• Available data:
= = = = = = =
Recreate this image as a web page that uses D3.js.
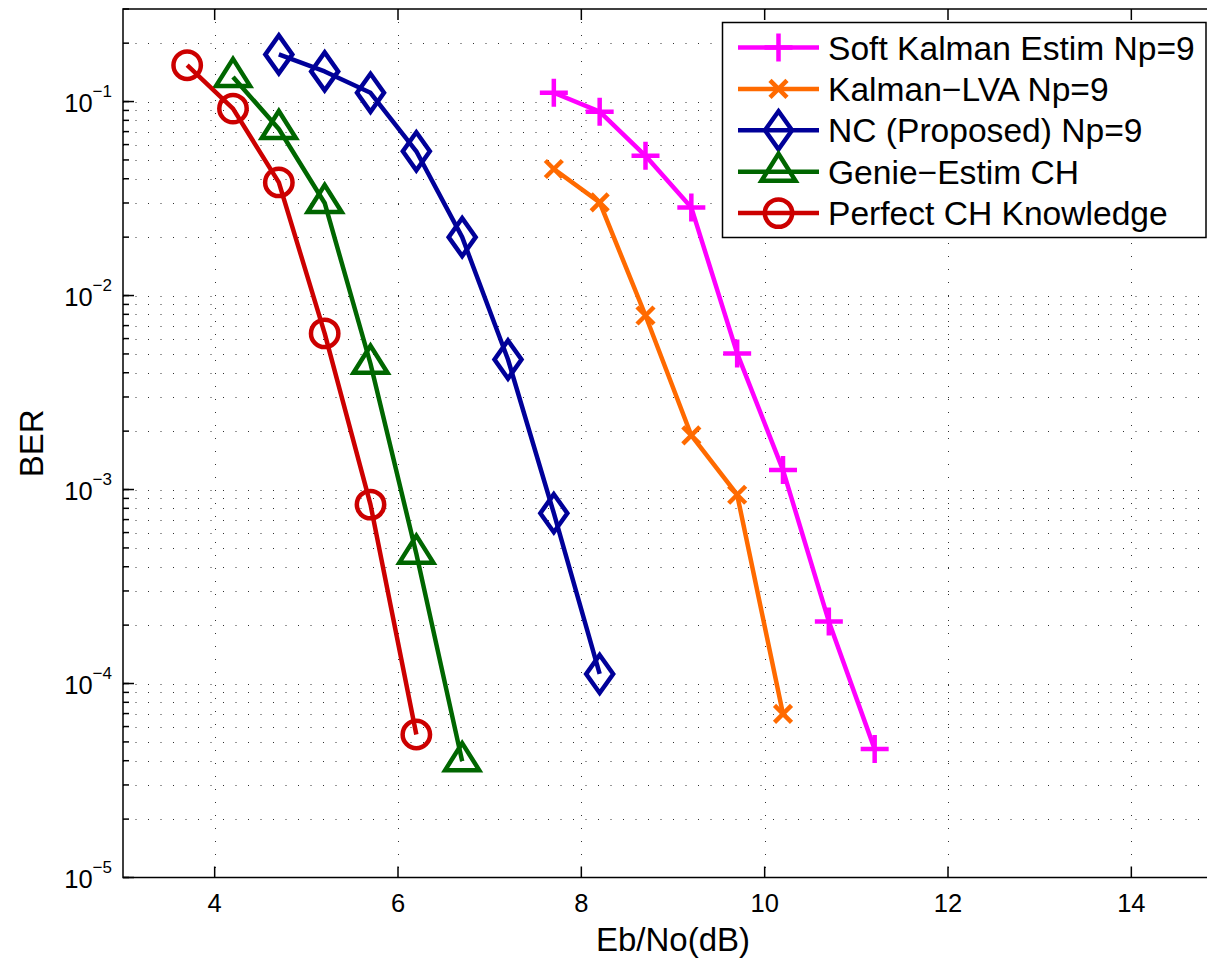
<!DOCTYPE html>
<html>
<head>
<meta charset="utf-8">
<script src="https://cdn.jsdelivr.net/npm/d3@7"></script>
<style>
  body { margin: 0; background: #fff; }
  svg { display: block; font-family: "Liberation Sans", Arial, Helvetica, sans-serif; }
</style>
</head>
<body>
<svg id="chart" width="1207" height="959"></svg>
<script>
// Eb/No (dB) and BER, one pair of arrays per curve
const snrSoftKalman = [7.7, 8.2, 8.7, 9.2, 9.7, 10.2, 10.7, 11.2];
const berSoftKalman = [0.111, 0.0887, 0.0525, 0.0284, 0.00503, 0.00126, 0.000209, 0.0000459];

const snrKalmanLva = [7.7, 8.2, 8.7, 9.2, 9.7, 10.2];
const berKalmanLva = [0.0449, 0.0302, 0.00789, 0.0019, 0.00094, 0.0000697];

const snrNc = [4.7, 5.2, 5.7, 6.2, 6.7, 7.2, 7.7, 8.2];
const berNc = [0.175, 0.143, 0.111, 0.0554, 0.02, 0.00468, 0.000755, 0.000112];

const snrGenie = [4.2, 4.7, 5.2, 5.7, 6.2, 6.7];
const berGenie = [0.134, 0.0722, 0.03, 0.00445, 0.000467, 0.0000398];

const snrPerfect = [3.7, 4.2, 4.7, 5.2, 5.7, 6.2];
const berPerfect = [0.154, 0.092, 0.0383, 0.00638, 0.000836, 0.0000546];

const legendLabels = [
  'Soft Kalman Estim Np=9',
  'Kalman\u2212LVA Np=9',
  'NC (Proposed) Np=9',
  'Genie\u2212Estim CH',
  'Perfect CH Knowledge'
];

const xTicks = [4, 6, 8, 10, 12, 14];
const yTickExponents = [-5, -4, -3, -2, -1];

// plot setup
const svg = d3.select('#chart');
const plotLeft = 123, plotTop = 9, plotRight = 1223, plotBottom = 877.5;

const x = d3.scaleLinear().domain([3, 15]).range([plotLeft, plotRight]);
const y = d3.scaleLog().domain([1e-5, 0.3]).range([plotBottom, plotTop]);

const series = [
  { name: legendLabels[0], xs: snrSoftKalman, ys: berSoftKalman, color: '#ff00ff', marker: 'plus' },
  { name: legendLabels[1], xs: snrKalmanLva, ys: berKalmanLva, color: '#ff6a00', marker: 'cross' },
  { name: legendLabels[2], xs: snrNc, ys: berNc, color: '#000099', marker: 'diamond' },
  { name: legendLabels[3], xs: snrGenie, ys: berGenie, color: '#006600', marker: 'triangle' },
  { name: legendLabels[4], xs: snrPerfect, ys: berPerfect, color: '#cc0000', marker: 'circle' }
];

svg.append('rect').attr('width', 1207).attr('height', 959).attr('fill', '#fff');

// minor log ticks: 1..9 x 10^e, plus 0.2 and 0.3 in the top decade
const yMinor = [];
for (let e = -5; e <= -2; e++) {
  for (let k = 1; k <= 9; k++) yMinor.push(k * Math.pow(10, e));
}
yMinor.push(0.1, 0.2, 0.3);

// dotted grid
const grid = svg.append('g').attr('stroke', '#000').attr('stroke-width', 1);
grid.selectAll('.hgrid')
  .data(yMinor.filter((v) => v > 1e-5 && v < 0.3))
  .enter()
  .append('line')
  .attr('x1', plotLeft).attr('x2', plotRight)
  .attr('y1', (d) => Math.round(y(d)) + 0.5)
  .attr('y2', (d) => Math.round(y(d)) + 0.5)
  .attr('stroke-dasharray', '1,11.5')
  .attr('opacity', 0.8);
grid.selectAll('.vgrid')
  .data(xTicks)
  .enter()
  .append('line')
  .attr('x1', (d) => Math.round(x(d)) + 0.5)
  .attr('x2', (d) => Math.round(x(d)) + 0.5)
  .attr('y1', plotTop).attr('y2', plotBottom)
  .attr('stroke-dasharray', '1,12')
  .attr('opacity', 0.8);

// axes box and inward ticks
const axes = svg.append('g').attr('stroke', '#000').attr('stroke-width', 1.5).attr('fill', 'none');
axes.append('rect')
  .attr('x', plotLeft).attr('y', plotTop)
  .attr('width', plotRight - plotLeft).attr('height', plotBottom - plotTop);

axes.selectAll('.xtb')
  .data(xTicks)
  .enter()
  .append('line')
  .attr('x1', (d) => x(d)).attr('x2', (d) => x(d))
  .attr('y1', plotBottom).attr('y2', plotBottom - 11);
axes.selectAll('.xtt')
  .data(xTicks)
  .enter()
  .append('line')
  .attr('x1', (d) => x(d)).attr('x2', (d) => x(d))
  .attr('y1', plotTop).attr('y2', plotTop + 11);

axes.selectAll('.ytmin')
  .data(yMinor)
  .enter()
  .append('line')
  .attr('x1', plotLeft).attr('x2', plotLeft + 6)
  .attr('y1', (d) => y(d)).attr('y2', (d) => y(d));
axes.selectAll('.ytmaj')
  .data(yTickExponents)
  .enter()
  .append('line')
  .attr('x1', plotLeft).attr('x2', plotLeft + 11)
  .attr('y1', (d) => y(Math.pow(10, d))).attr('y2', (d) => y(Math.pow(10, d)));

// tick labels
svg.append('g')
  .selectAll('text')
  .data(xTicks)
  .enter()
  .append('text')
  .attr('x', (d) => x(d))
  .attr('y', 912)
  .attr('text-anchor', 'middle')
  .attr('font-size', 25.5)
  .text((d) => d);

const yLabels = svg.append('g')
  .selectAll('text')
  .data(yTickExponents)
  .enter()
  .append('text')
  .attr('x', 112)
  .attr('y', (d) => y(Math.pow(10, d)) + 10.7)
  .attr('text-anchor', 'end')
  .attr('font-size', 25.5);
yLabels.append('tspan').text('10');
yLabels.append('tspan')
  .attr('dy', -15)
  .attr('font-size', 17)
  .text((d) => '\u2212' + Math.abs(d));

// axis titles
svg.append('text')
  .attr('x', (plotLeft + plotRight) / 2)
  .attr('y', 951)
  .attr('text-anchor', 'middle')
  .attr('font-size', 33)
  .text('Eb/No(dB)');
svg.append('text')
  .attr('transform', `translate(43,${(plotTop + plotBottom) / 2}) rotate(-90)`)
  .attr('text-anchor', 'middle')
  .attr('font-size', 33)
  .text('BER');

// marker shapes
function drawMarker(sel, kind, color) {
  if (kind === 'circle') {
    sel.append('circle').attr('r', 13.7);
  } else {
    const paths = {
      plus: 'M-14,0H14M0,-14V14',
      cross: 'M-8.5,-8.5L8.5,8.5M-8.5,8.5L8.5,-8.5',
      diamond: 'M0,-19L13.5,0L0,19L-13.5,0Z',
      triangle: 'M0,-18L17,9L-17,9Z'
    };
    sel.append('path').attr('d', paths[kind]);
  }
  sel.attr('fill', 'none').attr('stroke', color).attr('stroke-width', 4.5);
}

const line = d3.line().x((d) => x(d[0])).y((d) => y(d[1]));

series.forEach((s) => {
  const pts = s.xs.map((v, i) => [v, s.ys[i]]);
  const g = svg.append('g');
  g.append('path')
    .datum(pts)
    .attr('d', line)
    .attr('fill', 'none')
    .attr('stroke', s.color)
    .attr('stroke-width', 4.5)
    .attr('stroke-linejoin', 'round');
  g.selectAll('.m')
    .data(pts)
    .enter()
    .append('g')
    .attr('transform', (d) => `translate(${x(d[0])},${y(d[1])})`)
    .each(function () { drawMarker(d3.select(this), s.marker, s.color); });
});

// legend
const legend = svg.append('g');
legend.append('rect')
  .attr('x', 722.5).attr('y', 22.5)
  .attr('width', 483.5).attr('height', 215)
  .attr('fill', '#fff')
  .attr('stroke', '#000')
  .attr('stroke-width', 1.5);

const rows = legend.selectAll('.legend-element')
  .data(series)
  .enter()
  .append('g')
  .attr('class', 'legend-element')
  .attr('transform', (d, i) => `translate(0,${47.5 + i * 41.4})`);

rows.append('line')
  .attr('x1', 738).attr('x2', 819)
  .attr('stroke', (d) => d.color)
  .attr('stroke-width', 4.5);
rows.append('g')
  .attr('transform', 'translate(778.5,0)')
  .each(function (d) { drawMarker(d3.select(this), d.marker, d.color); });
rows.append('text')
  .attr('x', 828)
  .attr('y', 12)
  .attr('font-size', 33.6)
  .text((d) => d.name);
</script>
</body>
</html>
= = = = = = =
Please reproduce the listing exactly from its opening line through the line that contains "const yTickExponents = [-5, -4, -3, -2, -1];", both included, with all pictures omitted.

• Solved exercise:
Recreate this image as a web page that uses D3.js.
<!DOCTYPE html>
<html>
<head>
<meta charset="utf-8">
<script src="https://cdn.jsdelivr.net/npm/d3@7"></script>
<style>
  body { margin: 0; background: #fff; }
  svg { display: block; font-family: "Liberation Sans", Arial, Helvetica, sans-serif; }
</style>
</head>
<body>
<svg id="chart" width="1207" height="959"></svg>
<script>
// Eb/No (dB) and BER, one pair of arrays per curve
const snrSoftKalman = [7.7, 8.2, 8.7, 9.2, 9.7, 10.2, 10.7, 11.2];
const berSoftKalman = [0.111, 0.0887, 0.0525, 0.0284, 0.00503, 0.00126, 0.000209, 0.0000459];

const snrKalmanLva = [7.7, 8.2, 8.7, 9.2, 9.7, 10.2];
const berKalmanLva = [0.0449, 0.0302, 0.00789, 0.0019, 0.00094, 0.0000697];

const snrNc = [4.7, 5.2, 5.7, 6.2, 6.7, 7.2, 7.7, 8.2];
const berNc = [0.175, 0.143, 0.111, 0.0554, 0.02, 0.00468, 0.000755, 0.000112];

const snrGenie = [4.2, 4.7, 5.2, 5.7, 6.2, 6.7];
const berGenie = [0.134, 0.0722, 0.03, 0.00445, 0.000467, 0.0000398];

const snrPerfect = [3.7, 4.2, 4.7, 5.2, 5.7, 6.2];
const berPerfect = [0.154, 0.092, 0.0383, 0.00638, 0.000836, 0.0000546];

const legendLabels = [
  'Soft Kalman Estim Np=9',
  'Kalman\u2212LVA Np=9',
  'NC (Proposed) Np=9',
  'Genie\u2212Estim CH',
  'Perfect CH Knowledge'
];

const xTicks = [4, 6, 8, 10, 12, 14];
const yTickExponents = [-5, -4, -3, -2, -1];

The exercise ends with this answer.